“Wage theft” occurs when an employer confiscates an employee’s tips or otherwise fails to properly pay an employee. It has long been recognized as a problem in California. That’s why Governor Brown signed one of the nation’s first wage theft laws, AB 469, back in 2011. You can find my prior blog post about that law, and what requirements it imposes on California employers, here.
Fast-forward several years and now everyone is talking about “wage theft.”
A story in yesterday’s New York Times discusses a “flood of recent cases” across the country accusing employers of violating minimum wage and overtime laws, erasing work hours, and wrongfully taking employee’s tips. The story includes a quote from California’s Labor Commissioner, Julie Su, who said, “My agency has found more wages being stolen from workers in California than any time in history.” Employers and their advocates disagree, of course. They claim that most employers operate with great integrity and that, therefore, “wage theft” is actually a rare phenomenon. The increase in lawsuits, they claim, has nothing to do with actual “wage theft” and everything to do with greedy, “opportunistic” trial lawyers. You can find the full New York Times story here.
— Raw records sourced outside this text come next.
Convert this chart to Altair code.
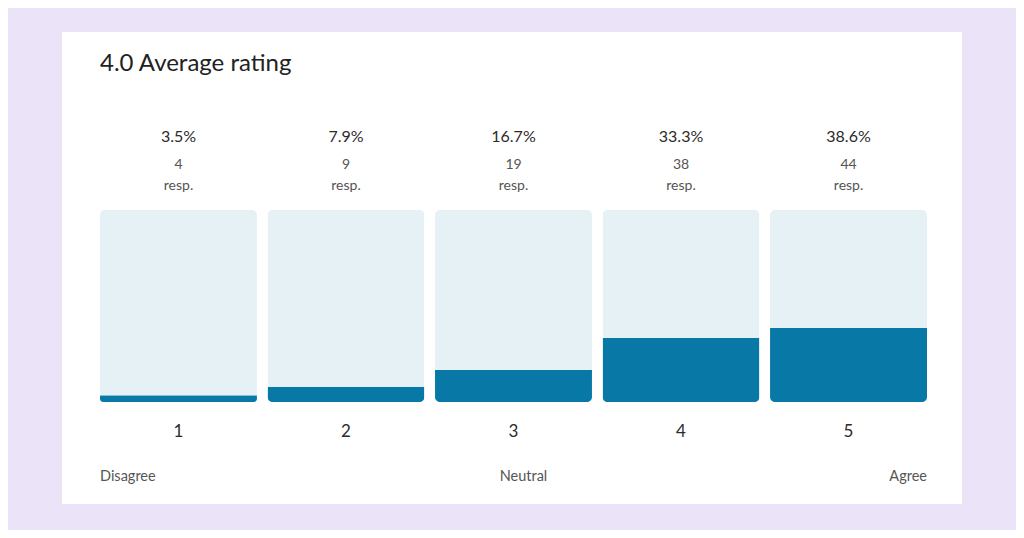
import altair as alt
import pandas as pd

ratings = ["1", "2", "3", "4", "5"]
percents = [3.5, 7.9, 16.7, 33.3, 38.6]
counts = [4, 9, 19, 38, 44]
full = [100, 100, 100, 100, 100]
scale_labels = ["Disagree", "Neutral", "Agree"]
scale_at = ["1", "3", "5"]
title_text = "4.0 Average rating"

df = pd.DataFrame({"rating": ratings, "pct": percents, "count": counts, "full": full})
df["pct_label"] = [f"{p:.1f}%" for p in percents]
df["count_label"] = [str(c) for c in counts]
df["resp"] = "resp."

ends = pd.DataFrame({"rating": scale_at, "label": scale_labels})

FONT = "Lato"
DARK = "#2b2b2b"
MID = "#555555"

xs = alt.Scale(domain=ratings, range=[38, 865], paddingInner=0.063, paddingOuter=0)
ys = alt.Scale(domain=[0, 100], range=[370, 178])

X = alt.X("rating:N", scale=xs, axis=None)

base = alt.Chart(df)

bg = base.mark_bar(cornerRadius=5, color="#E6F1F5").encode(
    x=X, y=alt.Y("full:Q", scale=ys, axis=None)
)
fill = base.mark_bar(cornerRadiusBottomLeft=5, cornerRadiusBottomRight=5, color="#0879A6").encode(
    x=X, y=alt.Y("pct:Q", scale=ys, axis=None)
)
pct_t = base.mark_text(font=FONT, fontSize=16, color=DARK, baseline="middle").encode(
    x=X, y=alt.value(105), text="pct_label:N"
)
cnt_t = base.mark_text(font=FONT, fontSize=14, color=MID, baseline="middle").encode(
    x=X, y=alt.value(133), text="count_label:N"
)
resp_t = base.mark_text(font=FONT, fontSize=14, color=MID, baseline="middle").encode(
    x=X, y=alt.value(154), text="resp:N"
)
cat_t = base.mark_text(font=FONT, fontSize=17, color=DARK, baseline="middle").encode(
    x=X, y=alt.value(400), text="rating:N"
)

ec = alt.Chart(ends)
dis = ec.transform_filter(alt.datum.rating == "1").mark_text(
    font=FONT, fontSize=14.5, color=MID, align="left", baseline="middle"
).encode(x=alt.X("rating:N", scale=xs, axis=None, bandPosition=0), y=alt.value(445), text="label:N")
neu = ec.transform_filter(alt.datum.rating == "3").mark_text(
    font=FONT, fontSize=14.5, color=MID, align="center", baseline="middle", dx=10
).encode(x=X, y=alt.value(445), text="label:N")
agr = ec.transform_filter(alt.datum.rating == "5").mark_text(
    font=FONT, fontSize=14.5, color=MID, align="right", baseline="middle"
).encode(x=alt.X("rating:N", scale=xs, axis=None, bandPosition=1), y=alt.value(445), text="label:N")

chart = alt.layer(bg, fill, pct_t, cnt_t, resp_t, cat_t, dis, neu, agr).properties(
    width=900,
    height=472,
    padding={"left": 54, "top": 24, "right": 54, "bottom": 26},
    autosize=alt.AutoSizeParams(type="none"),
    background="#EBE3F8",
    title=alt.TitleParams(
        title_text, anchor="start", frame="group", orient="top", offset=-63, dx=38,
        font=FONT, fontSize=24, fontWeight="normal", color="#222222", baseline="alphabetic",
    ),
).configure_view(fill="white", stroke=None, strokeWidth=0)

chart.save("out.html", embed_options={"renderer": "svg", "actions": False})
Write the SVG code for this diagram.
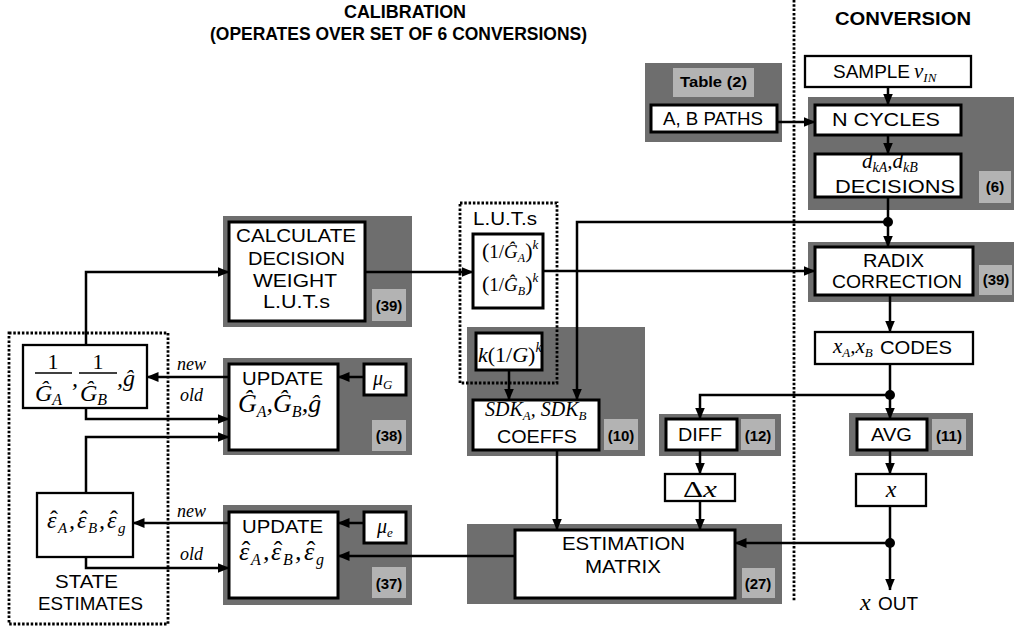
<svg xmlns="http://www.w3.org/2000/svg" width="1014" height="630" viewBox="0 0 1014 630">
<style>
.g{fill:#6e6e6e}
.l{fill:#b3b3b3}
.bx{fill:#fff;stroke:#000;stroke-width:3}
.bt{fill:#fff;stroke:#000;stroke-width:2.3}
.w{fill:none;stroke:#000;stroke-width:2.5}
.dt{fill:none;stroke:#000;stroke-width:2.8;stroke-dasharray:2.5 1.8}
.s{font-family:"Liberation Sans",Arial,sans-serif;font-size:18px;fill:#000}
.b{font-family:"Liberation Sans",Arial,sans-serif;font-weight:bold;font-size:15px;fill:#000}
.h{font-family:"Liberation Sans",Arial,sans-serif;font-weight:bold;font-size:18px;fill:#000}
.m{font-family:"Liberation Serif","Times New Roman",serif;font-style:italic;fill:#000}
.u{font-style:normal}
</style>
<defs>
<marker id="a" markerWidth="12" markerHeight="10" refX="11.5" refY="5" orient="auto" markerUnits="userSpaceOnUse"><path d="M0,0 L12,5 L0,10 z" fill="#000"/></marker>
</defs>

<!-- titles -->
<text class="h" x="344" y="18" textLength="122" lengthAdjust="spacingAndGlyphs">CALIBRATION</text>
<text class="h" x="210" y="40" textLength="377" lengthAdjust="spacingAndGlyphs">(OPERATES OVER SET OF 6 CONVERSIONS)</text>
<text class="h" x="835" y="25" textLength="136" lengthAdjust="spacingAndGlyphs">CONVERSION</text>
<line class="dt" x1="794" y1="0" x2="794" y2="602"/>

<g id="tableGroup">
<rect class="g" x="645" y="63" width="137" height="79"/>
<rect class="l" x="673" y="68" width="81" height="29"/>
<text class="b" x="680" y="87" textLength="67" lengthAdjust="spacingAndGlyphs">Table (2)</text>
<rect class="bx" x="651" y="105" width="126" height="27"/>
<text class="s" x="663" y="125" font-size="17" textLength="100" lengthAdjust="spacingAndGlyphs">A, B PATHS</text>
</g>

<g id="sample">
<rect class="bt" x="805" y="56" width="166" height="31"/>
<text class="s" x="833" y="78" textLength="77" lengthAdjust="spacingAndGlyphs">SAMPLE</text>
<text class="m" x="914" y="78" font-size="21">v<tspan font-size="13" dy="4">IN</tspan></text>
</g>

<g id="nCyclesGroup">
<rect class="g" x="808" y="97" width="206" height="113"/>
<rect class="l" x="979" y="171" width="32" height="32"/>
<text class="b" x="995" y="192" text-anchor="middle">(6)</text>
<rect class="bx" x="815" y="105" width="146" height="30"/>
<text class="s" x="832" y="126" textLength="108" lengthAdjust="spacingAndGlyphs">N CYCLES</text>
<rect class="bx" x="815" y="154" width="146" height="43"/>
<text class="m" x="862" y="168" font-size="21">d<tspan font-size="14" dy="4">kA</tspan><tspan dy="-4">,d</tspan><tspan font-size="14" dy="4">kB</tspan></text>
<text class="s" x="835" y="193" textLength="120" lengthAdjust="spacingAndGlyphs">DECISIONS</text>
</g>

<g id="calculate">
<rect class="g" x="223" y="216" width="189" height="111"/>
<rect class="l" x="372" y="289" width="34" height="32"/>
<text class="b" x="389" y="311" text-anchor="middle">(39)</text>
<rect class="bx" x="229" y="222" width="136" height="99"/>
<text class="s" x="236" y="242" textLength="120" lengthAdjust="spacingAndGlyphs">CALCULATE</text>
<text class="s" x="248" y="265" textLength="97" lengthAdjust="spacingAndGlyphs">DECISION</text>
<text class="s" x="253" y="287" textLength="84" lengthAdjust="spacingAndGlyphs">WEIGHT</text>
<text class="s" x="263" y="308" textLength="67" lengthAdjust="spacingAndGlyphs">L.U.T.s</text>
</g>

<g id="sdk">
<rect class="g" x="467" y="327" width="178" height="129"/>
<rect class="l" x="604" y="419" width="34" height="31"/>
<text class="b" x="621" y="441" text-anchor="middle">(10)</text>
<rect class="bx" x="473" y="400" width="126" height="50"/>
<text class="m" x="485" y="416" font-size="20">SDK<tspan font-size="13" dy="4">A</tspan><tspan dy="-4">, SDK</tspan><tspan font-size="13" dy="4">B</tspan></text>
<text class="s" x="497" y="443" textLength="80" lengthAdjust="spacingAndGlyphs">COEFFS</text>
</g>

<g id="luts">
<rect class="bx" x="473" y="234" width="70" height="74"/>
<text class="m" x="482" y="258" font-size="19"><tspan class="u" font-size="22">(</tspan><tspan class="u">1/</tspan>Ĝ<tspan font-size="12" dy="4">A</tspan><tspan class="u" font-size="22" dy="-4">)</tspan><tspan font-size="13" dy="-9">k</tspan></text>
<text class="m" x="482" y="291" font-size="19"><tspan class="u" font-size="22">(</tspan><tspan class="u">1/</tspan>Ĝ<tspan font-size="12" dy="4">B</tspan><tspan class="u" font-size="22" dy="-4">)</tspan><tspan font-size="13" dy="-9">k</tspan></text>
<rect class="bx" x="476" y="333" width="66" height="37"/>
<text class="m" x="478" y="362" font-size="22">k<tspan class="u">(1/</tspan>G<tspan class="u">)</tspan><tspan font-size="14" dy="-10">k</tspan></text>
<rect class="dt" x="460" y="203" width="97" height="180"/>
<text class="s" x="473" y="225" textLength="64" lengthAdjust="spacingAndGlyphs">L.U.T.s</text>
</g>

<g id="radix">
<rect class="g" x="808" y="242" width="206" height="60"/>
<rect class="l" x="979" y="265" width="33" height="30"/>
<text class="b" x="996" y="285" text-anchor="middle">(39)</text>
<rect class="bx" x="815" y="247" width="158" height="48"/>
<text class="s" x="863" y="267" textLength="61" lengthAdjust="spacingAndGlyphs">RADIX</text>
<text class="s" x="832" y="288" textLength="130" lengthAdjust="spacingAndGlyphs">CORRECTION</text>
</g>

<g id="codes">
<rect class="bt" x="815" y="332" width="158" height="32"/>
<text class="m" x="833" y="353" font-size="21">x<tspan font-size="13" dy="4">A</tspan><tspan dy="-4">,x</tspan><tspan font-size="13" dy="4">B</tspan></text>
<text class="s" x="880" y="354" textLength="72" lengthAdjust="spacingAndGlyphs">CODES</text>
</g>

<g id="diff">
<rect class="g" x="659" y="414" width="122" height="42"/>
<rect class="l" x="741" y="419" width="34" height="31"/>
<text class="b" x="758" y="441" text-anchor="middle">(12)</text>
<rect class="bx" x="666" y="419" width="71" height="31"/>
<text class="s" x="678" y="441" textLength="44" lengthAdjust="spacingAndGlyphs">DIFF</text>
</g>

<g id="deltaX">
<rect class="bt" x="665" y="474" width="70" height="27"/>
<text class="m" x="683" y="497" font-size="23" textLength="34" lengthAdjust="spacingAndGlyphs"><tspan class="u">Δ</tspan>x</text>
</g>

<g id="avg">
<rect class="g" x="849" y="413" width="124" height="43"/>
<rect class="l" x="932" y="419" width="34" height="31"/>
<text class="b" x="949" y="441" text-anchor="middle">(11)</text>
<rect class="bx" x="857" y="419" width="70" height="31"/>
<text class="s" x="871" y="441" textLength="41" lengthAdjust="spacingAndGlyphs">AVG</text>
</g>

<g id="xBox">
<rect class="bt" x="856" y="474" width="70" height="32"/>
<text class="m" x="891" y="497" font-size="24" text-anchor="middle">x</text>
</g>

<g id="xOut">
<text class="m" x="860" y="610" font-size="24">x</text>
<text class="s" x="878" y="610" textLength="40" lengthAdjust="spacingAndGlyphs">OUT</text>
</g>

<g id="estimation">
<rect class="g" x="467" y="524" width="315" height="80"/>
<rect class="l" x="742" y="568" width="33" height="30"/>
<text class="b" x="758" y="589" text-anchor="middle">(27)</text>
<rect class="bx" x="515" y="530" width="220" height="68"/>
<text class="s" x="562" y="550" textLength="123" lengthAdjust="spacingAndGlyphs">ESTIMATION</text>
<text class="s" x="585" y="573" textLength="76" lengthAdjust="spacingAndGlyphs">MATRIX</text>
</g>

<g id="updateG">
<rect class="g" x="223" y="358" width="189" height="97"/>
<rect class="l" x="372" y="420" width="34" height="31"/>
<text class="b" x="389" y="441" text-anchor="middle">(38)</text>
<rect class="bx" x="229" y="364" width="109" height="86"/>
<text class="s" x="242" y="385" textLength="81" lengthAdjust="spacingAndGlyphs">UPDATE</text>
<text class="m" x="238" y="412" font-size="26">Ĝ<tspan font-size="16" dy="5">A</tspan><tspan dy="-5">,Ĝ</tspan><tspan font-size="16" dy="5">B</tspan><tspan dy="-5">,ĝ</tspan></text>
<rect class="bx" x="364" y="364" width="42" height="31"/>
<text class="m" x="373" y="385" font-size="20">μ<tspan font-size="13" dy="4">G</tspan></text>
</g>

<g id="updateE">
<rect class="g" x="223" y="505" width="189" height="100"/>
<rect class="l" x="372" y="567" width="34" height="31"/>
<text class="b" x="389" y="589" text-anchor="middle">(37)</text>
<rect class="bx" x="229" y="512" width="109" height="86"/>
<text class="s" x="242" y="533" textLength="81" lengthAdjust="spacingAndGlyphs">UPDATE</text>
<text class="m" font-size="26"><tspan x="239" y="560">ε</tspan><tspan x="251" y="565" font-size="16">A</tspan><tspan x="263" y="560">,</tspan><tspan x="271" y="560">ε</tspan><tspan x="283" y="565" font-size="16">B</tspan><tspan x="295" y="560">,</tspan><tspan x="304" y="560">ε</tspan><tspan x="316" y="565" font-size="16">g</tspan><tspan class="u" x="241.7" y="559">ˆ</tspan><tspan class="u" x="273.7" y="559">ˆ</tspan><tspan class="u" x="306.7" y="559">ˆ</tspan></text>
<rect class="bx" x="364" y="512" width="42" height="31"/>
<text class="m" x="377" y="533" font-size="20">μ<tspan font-size="13" dy="4">e</tspan></text>
</g>

<g id="stateEstimates">
<rect class="dt" x="9" y="333" width="159" height="291"/>
<text class="s" x="55" y="588" textLength="63" lengthAdjust="spacingAndGlyphs">STATE</text>
<text class="s" x="38" y="610" textLength="105" lengthAdjust="spacingAndGlyphs">ESTIMATES</text>
</g>

<g id="gainState">
<rect class="bt" x="23" y="345" width="124" height="63"/>
<text x="53" y="369" font-family="Liberation Serif,serif" font-size="22" text-anchor="middle">1</text>
<line x1="35" y1="373" x2="72" y2="373" stroke="#000" stroke-width="1.5"/>
<text class="m" x="35" y="401" font-size="24">Ĝ<tspan font-size="16" dy="4">A</tspan></text>
<text class="m" x="72" y="386" font-size="24">,</text>
<text x="98" y="369" font-family="Liberation Serif,serif" font-size="22" text-anchor="middle">1</text>
<line x1="79" y1="373" x2="117" y2="373" stroke="#000" stroke-width="1.5"/>
<text class="m" x="80" y="401" font-size="24">Ĝ<tspan font-size="16" dy="4">B</tspan></text>
<text class="m" x="117" y="386" font-size="24">,ĝ</text>
</g>

<g id="errorState">
<rect class="bt" x="37" y="493" width="96" height="64"/>
<text class="m" font-size="24"><tspan x="47" y="528">ε</tspan><tspan x="58" y="533" font-size="15">A</tspan><tspan x="69" y="528">,</tspan><tspan x="77" y="528">ε</tspan><tspan x="88" y="533" font-size="15">B</tspan><tspan x="99" y="528">,</tspan><tspan x="107" y="528">ε</tspan><tspan x="118" y="533" font-size="15">g</tspan><tspan class="u" x="50" y="527">ˆ</tspan><tspan class="u" x="80" y="527">ˆ</tspan><tspan class="u" x="110" y="527">ˆ</tspan></text>
</g>

<g id="labels">
<text class="m" x="177" y="370" font-size="18">new</text>
<text class="m" x="180" y="401" font-size="18">old</text>
<text class="m" x="177" y="517" font-size="18">new</text>
<text class="m" x="180" y="560" font-size="18">old</text>
</g>

<g id="connectors">
<path class="w" d="M777,122 H815" marker-end="url(#a)"/>
<path class="w" d="M888,87 V105" marker-end="url(#a)"/>
<path class="w" d="M888,135 V154" marker-end="url(#a)"/>
<path class="w" d="M888,197 V247" marker-end="url(#a)"/>
<path class="w" d="M888,222 H577 V400" marker-end="url(#a)"/>
<path class="w" d="M365,272 H473" marker-end="url(#a)"/>
<path class="w" d="M543,271 H815" marker-end="url(#a)"/>
<path class="w" d="M509,370 V400" marker-end="url(#a)"/>
<path class="w" d="M890,295 V332" marker-end="url(#a)"/>
<path class="w" d="M890,364 V419" marker-end="url(#a)"/>
<path class="w" d="M890,395 H700 V419" marker-end="url(#a)"/>
<path class="w" d="M700,450 V474" marker-end="url(#a)"/>
<path class="w" d="M700,501 V530" marker-end="url(#a)"/>
<path class="w" d="M557,450 V530" marker-end="url(#a)"/>
<path class="w" d="M890,450 V474" marker-end="url(#a)"/>
<path class="w" d="M890,506 V590" marker-end="url(#a)"/>
<path class="w" d="M890,543 H735" marker-end="url(#a)"/>
<path class="w" d="M515,556 H338" marker-end="url(#a)"/>
<path class="w" d="M364,523 H338" marker-end="url(#a)"/>
<path class="w" d="M229,523 H133" marker-end="url(#a)"/>
<path class="w" d="M86,557 V568 H229" marker-end="url(#a)"/>
<path class="w" d="M364,377 H338" marker-end="url(#a)"/>
<path class="w" d="M229,377 H147" marker-end="url(#a)"/>
<path class="w" d="M86,408 V419 H229" marker-end="url(#a)"/>
<path class="w" d="M86,493 V437 H229" marker-end="url(#a)"/>
<path class="w" d="M86,345 V272 H229" marker-end="url(#a)"/>
<circle cx="888" cy="222" r="5"/>
<circle cx="890" cy="395" r="5"/>
<circle cx="890" cy="543" r="5"/>
</g>
</svg>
Interestingly, the New York Times comes only a few months after California launched it’s “Wage Theft is a Crime” campaign. That campaign, which is aimed at educating workers and employers about California’s labor standards, includes campaign-specific websites in English (www.wagetheftisacrime.com) and Spanish (www.robodesueldoesuncrimen.com) that provides details on how to identify and report wage theft. You can find the California Labor Commissioner’s press releases announcing this new campaign here.